In Australia, the importance of independent property valuations should never be underestimated. This independent service provides owners, buyers, and sellers with the best method of determining the value of any form of real estate.
The legally-accepted nature of these reports is what makes them so valuable. They do not last forever, and up-to-date valuations are needed in most cases.
Valuations in the Northern Territory are performed by Certified Practising Valuers (CPV) who are registered with the Australian Property Institute (API). They follow international valuation standards and are careful to meet every regulatory requirement. Each report is custom-made to suit clients’ circumstances and serves as definitive proof of value.
Valuers consider many internal and external factors. By going through every relevant consideration and applying a combination of reliable methods, they can prepare accurate property valuation reports.
These reports can be used in a wide variety of scenarios, but you’ll need to make sure that your valuation report’s usefulness has not expired.
How long does a property valuation report stay valid?
For the most part, property valuations are written in line with the market conditions at the time of the assessment. This means that when market conditions change, the report will no longer be valid.
While expiry dates are not explicitly indicated, a valuation report will generally stay valid for 3-6 months. After that, you will likely need a re-evaluation to represent the value of your property accurately.
If there are sudden and significant market changes that take place shortly after the valuation, you may need an updated report. If the changes to the market have directly impacted your property, the valuation report will no longer serve as conclusive proof of its worth.
There are also cases where a retrospective market valuation is needed. This is when the value of a property is determined for a date already passed. Valuers use their thorough understanding of the market to calculate what the property’s value was at the specified date.
How long will a re-evaluation process take?
If your valuation report has run its course and you need a new one, the process will not differ much from the original valuation.
The time it takes to complete will depend on the purpose of the report and the type of property being assessed. The inspection itself can take between 30 minutes and a full day, but it may take up to a week for your report to be ready as valuers need to ensure all calculations are accurate.
Long-form reports are likely to take longer than short-form reports to complete. Bigger properties with additional considerations may also have a longer process.

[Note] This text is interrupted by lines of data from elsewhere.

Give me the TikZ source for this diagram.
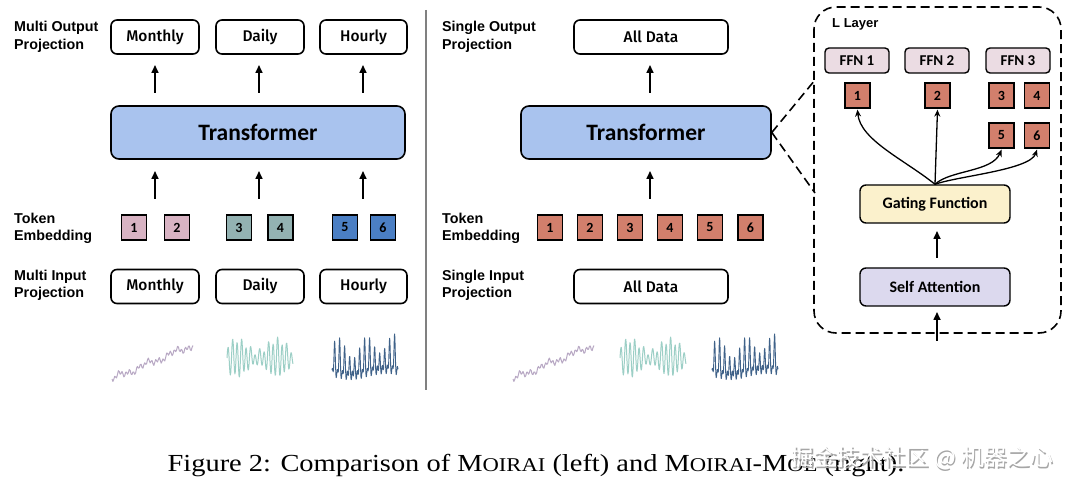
\documentclass[tikz,border=0pt]{standalone}
\usepackage{fontspec}
\setmainfont{Liberation Serif}
\newfontfamily\arialfont{Liberation Sans}
\newfontfamily\calfont{Carlito}
\newfontfamily\boxfont{Fira Sans}[UprightFont={* Medium}]
\newfontfamily\cjkfont{Noto Sans CJK SC}
\usetikzlibrary{arrows.meta}
\definecolor{tfblue}{HTML}{A9C3EE}
\definecolor{tokpink}{HTML}{D8B3C3}
\definecolor{tokteal}{HTML}{93B2B2}
\definecolor{tokblue}{HTML}{4B7FC4}
\definecolor{toksalmon}{HTML}{D27F6C}
\definecolor{ffnfill}{HTML}{EBDCE3}
\definecolor{gatefill}{HTML}{FBF1CC}
\definecolor{safill}{HTML}{DCD9EE}
\definecolor{sparkm}{HTML}{B8A8C4}
\definecolor{sparkd}{HTML}{9CCFC6}
\definecolor{sparkh}{HTML}{3F6289}
\newcommand\fakesc[2]{#1{\fontsize{19.5}{19.5}\selectfont #2}}
\tikzset{
  rbox/.style={draw, line width=1.6pt, rounded corners=6pt, minimum height=34pt, inner sep=0pt, font=\boxfont\fontsize{15.5}{15.5}\selectfont},
  tfbox/.style={draw, line width=1.6pt, rounded corners=8pt, fill=tfblue, minimum height=53pt, inner sep=0pt, font=\calfont\bfseries\fontsize{23.5}{23.5}\selectfont},
  tok/.style={draw, line width=1.3pt, minimum width=25pt, minimum height=25pt, inner sep=0pt, font=\calfont\bfseries\fontsize{14}{14}\selectfont},
  lbl/.style={anchor=west, align=left, inner sep=0pt, font=\arialfont\bfseries\fontsize{14.3}{17.5}\selectfont},
  upar/.style={line width=1.6pt, -{Triangle[length=8pt,width=7pt]}},
  ffn/.style={draw, line width=1.4pt, rounded corners=4pt, fill=ffnfill, minimum width=64pt, minimum height=25pt, inner sep=0pt, font=\calfont\bfseries\fontsize{15}{15}\selectfont},
  lbox/.style={draw, line width=1.4pt, rounded corners=6pt, minimum width=150pt, minimum height=38pt, inner sep=0pt, font=\calfont\bfseries\fontsize{16}{16}\selectfont},
  curvar/.style={line width=1.3pt, -{Stealth[length=7pt,width=6pt]}},
  dashl/.style={line width=1.6pt, dash pattern=on 9pt off 5pt},
}
\begin{document}
\begin{tikzpicture}[x=1pt,y=-1pt]
\fill[white] (0,0) rectangle (1080,489);
\useasboundingbox (0,0) rectangle (1080,489);

% ---------------- LEFT ----------------
\node[lbl] (lmo) at (14,37) {Multi Output\\Projection};
\node[rbox, minimum width=88pt] (om) at (155,37) {Monthly};
\node[rbox, minimum width=88pt] (od) at (260,37) {Daily};
\node[rbox, minimum width=87pt] (oh) at (363.5,37) {Hourly};

\node[tfbox, minimum width=294pt] (tl) at (258,132.5) {Transformer};

\node[lbl] (lte) at (14,228.5) {Token\\Embedding};
\node[tok, fill=tokpink] (l1) at (134,227.5) {1};
\node[tok, fill=tokpink] (l2) at (177,227.5) {2};
\node[tok, fill=tokteal] (l3) at (239,227.5) {3};
\node[tok, fill=tokteal] (l4) at (280.5,227.5) {4};
\node[tok, fill=tokblue] (l5) at (345,227.5) {5};
\node[tok, fill=tokblue] (l6) at (383,227.5) {6};

\node[lbl] (lmi) at (14,285.5) {Multi Input\\Projection};
\node[rbox, minimum width=88pt] (im) at (155,286.5) {Monthly};
\node[rbox, minimum width=88pt] (id) at (260,286.5) {Daily};
\node[rbox, minimum width=87pt] (ih) at (363.5,286.5) {Hourly};

\foreach \xx/\nm in {155/a,259/b,363/c}{
  \coordinate (ua\nm) at (\xx,93);
  \coordinate (va\nm) at (\xx,65);
  \coordinate (ub\nm) at (\xx,199);
  \coordinate (vb\nm) at (\xx,171);
  \draw[upar] (ua\nm) -- (va\nm);
  \draw[upar] (ub\nm) -- (vb\nm);
}

% sparklines (parameter t measured from the left end)
\newcommand\sparkM{\draw[sparkm, line width=1pt, line join=round] plot[variable=\t, domain=0:81, samples=90] ({112+\t},{379 - 0.42*\t + 2.2*sin(\t*97) + 1.8*sin(\t*37) - 2*sin(\t*13)});}
\newcommand\sparkD{\draw[sparkd, line width=1pt, line join=round] plot[variable=\t, domain=0:66, samples=160] ({227+\t},{358 - (12+6*sin(\t*9))*sin(\t*80) + 3*sin(\t*41)});}
\newcommand\sparkH{\draw[sparkh, line width=0.9pt, line join=round] plot[variable=\t, domain=0:66, samples=220] ({332+\t},{377 - (24+10*sin(\t*13))*pow(abs(sin(\t*36)),6) - 9*pow(abs(sin(\t*72+60)),2) + 3*sin(\t*5)});}
\sparkM \sparkD \sparkH

% divider
\coordinate (dv1) at (426,10);
\coordinate (dv2) at (426,390);
\draw[gray, line width=1.5pt] (dv1) -- (dv2);

% ---------------- RIGHT ----------------
\node[lbl] (rso) at (442,37) {Single Output\\Projection};
\node[rbox, minimum width=154pt] (oall) at (651,37) {All Data};
\node[tfbox, minimum width=250pt] (tr) at (646,132.5) {Transformer};
\node[lbl] (rte) at (442,228.5) {Token\\Embedding};
\foreach \i/\xx in {1/550,2/590,3/630,4/670,5/710,6/750.5}{
  \node[tok, fill=toksalmon] (r\i) at (\xx,227.5) {\i};
}
\node[lbl] (rsi) at (442,285.5) {Single Input\\Projection};
\node[rbox, minimum width=154pt] (iall) at (651,286.5) {All Data};

\coordinate (ur1) at (650,93);
\coordinate (vr1) at (650,65);
\coordinate (ur2) at (650,199);
\coordinate (vr2) at (650,171);
\draw[upar] (ur1) -- (vr1);
\draw[upar] (ur2) -- (vr2);

\begin{scope}[xshift=401pt]\sparkM\end{scope}
\begin{scope}[xshift=393pt]\sparkD\end{scope}
\begin{scope}[xshift=380pt]\sparkH\end{scope}

% ---------------- L LAYER ----------------
\draw[dashl, rounded corners=22pt] (814,7) rectangle (1061,333);
\node[anchor=west, inner sep=0pt, font=\arialfont\bfseries\fontsize{13}{13}\selectfont] (ll) at (832,24) {L Layer};
\coordinate (zu) at (815,80);
\coordinate (zd) at (815,193);
\draw[dashl] (tr.east) -- (zu);
\draw[dashl] (tr.east) -- (zd);

\node[ffn] (f1) at (857,60.5) {FFN 1};
\node[ffn] (f2) at (937,60.5) {FFN 2};
\node[ffn] (f3) at (1018,60.5) {FFN 3};

\node[tok, fill=toksalmon] (e1) at (857.5,95.5) {1};
\node[tok, fill=toksalmon] (e2) at (937.5,95.5) {2};
\node[tok, fill=toksalmon] (e3) at (1001.5,95.5) {3};
\node[tok, fill=toksalmon] (e4) at (1037,95.5) {4};
\node[tok, fill=toksalmon] (e5) at (1001.5,135.5) {5};
\node[tok, fill=toksalmon] (e6) at (1037,135.5) {6};

\node[lbox, fill=gatefill] (g) at (935,204) {Gating Function};
\node[lbox, fill=safill] (sa) at (935,287) {Self Attention};

\draw[curvar] (g.north) .. controls (905,160) and (860,140) .. ([yshift=-1pt]e1.south);
\draw[curvar] (g.north) -- ([yshift=-1pt]e2.south);
\draw[curvar] (g.north) .. controls (950,170) and (992,172) .. ([yshift=-1pt]e5.south);
\draw[curvar] (g.north) .. controls (958,176) and (1030,170) .. ([yshift=-1pt]e6.south);

\coordinate (sg1) at (937,258);
\coordinate (sg2) at (937,231);
\draw[upar] (sg1) -- (sg2);
\coordinate (sb1) at (937,341);
\coordinate (sb2) at (937,312);
\draw[upar] (sb1) -- (sb2);

% ---------------- CAPTION ----------------
\node[inner sep=0pt, font=\fontsize{24.5}{25}\selectfont] (cap) at (536,465.5)
  {\scalebox{1.16}[1]{Figure 2: Comparison of \fakesc{M}{OIRAI} (left) and \fakesc{M}{OIRAI}-\fakesc{M}{OE} (right).}};
\node[inner sep=0pt, text=gray!70, font=\cjkfont\fontsize{23}{23}\selectfont] (wm0) at (923.5,459.5) {掘金技术社区 @ 机器之心};
\node[inner sep=0pt, text=white, font=\cjkfont\fontsize{23}{23}\selectfont] (wm) at (922,458) {掘金技术社区 @ 机器之心};
\end{tikzpicture}
\end{document}
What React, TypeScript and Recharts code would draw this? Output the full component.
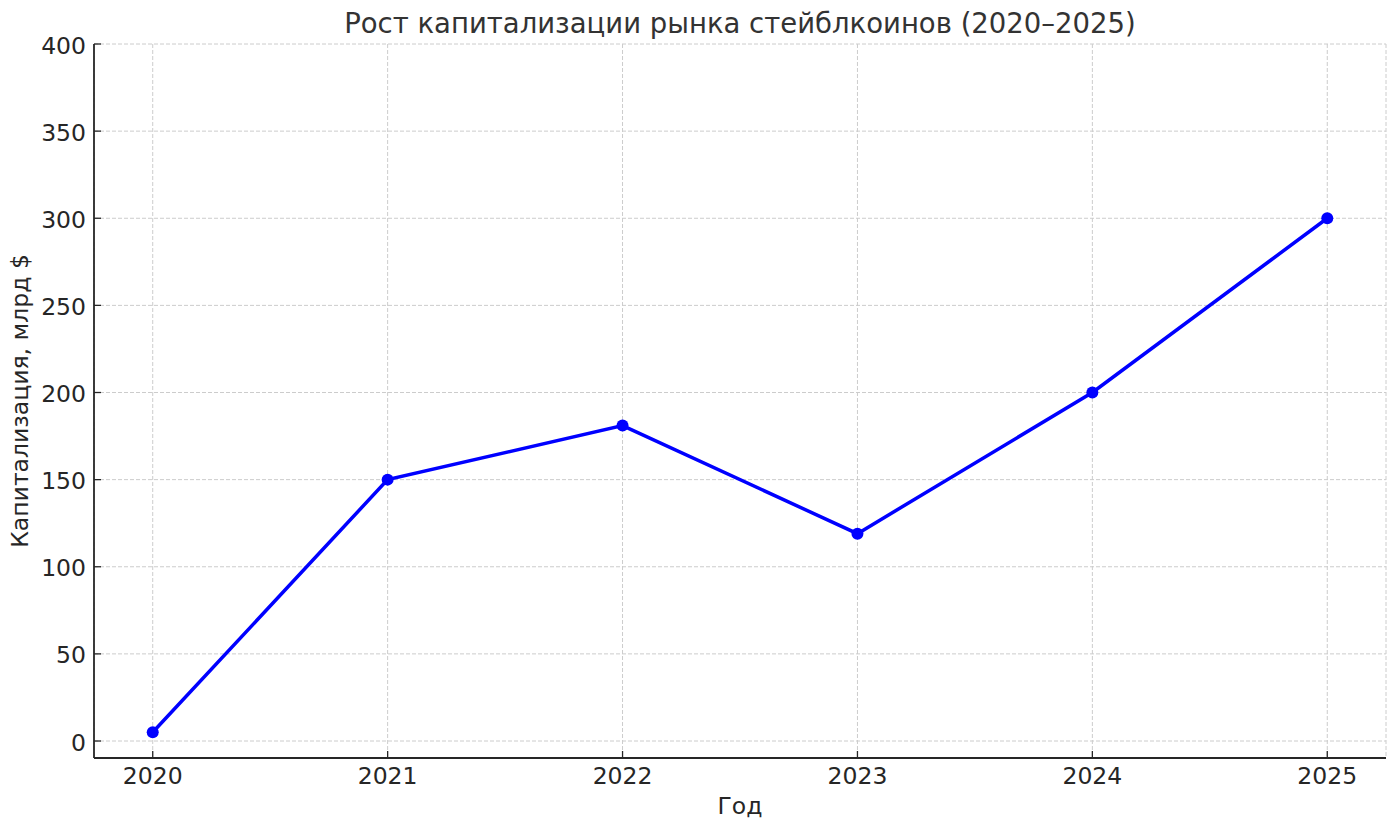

Your assigned valuer should be able to give you a clear indication of how long the process is likely to take.
How can I make my re-evaluation higher?
Once an inspection has been complete, you will still need to wait a few days before receiving your valuation report. The following factors impact how long you will have to wait before receiving the final valuation report:
- The experience of the valuer
- The scope of the valuation
- The type of property
You can expect to wait around 2-3 days after an inspection for a residential property valuation report. A commercial property valuation can take up to 5 days for the report to be completed.
There may be other factors that come into play and cause additional delays, but you can generally expect to have your report ready within 10 days after the inspection.
In conclusion
A valuation report serves as the best way for owners, buyers, and sellers to determine the true market value of a property. Valuations are performed by Certified Practising Valuers (CPV) who are registered with the Australian Property Institute (API).
They apply specialised insight to prepare precise valuation reports that serve as definitive proof of value for all sorts of properties. Valuation reports, however, do not last forever.
In general, property valuation reports stay valid for approximately 3-6 months. As the real estate market is subject to constant change, up-to-date valuations are needed to determine the true market value of the subject property.
In some cases, a retrospective property valuation is needed to determine the value on a specified date in the past. Valuers have an extensive understanding of the market and therefore have the tools needed to prepare precise retrospective valuations.
The three most popular methods of assessing a property’s value are the direct comparison approach, the income capitalisation approach, and the summation approach. Valuers use a combination of these methods to prepare accurate reports.
A valuation report is ultimately a comprehensive and objective analysis of the subject property. The thorough and detailed nature of the documents is hugely beneficial for owners, buyers, and sellers of property.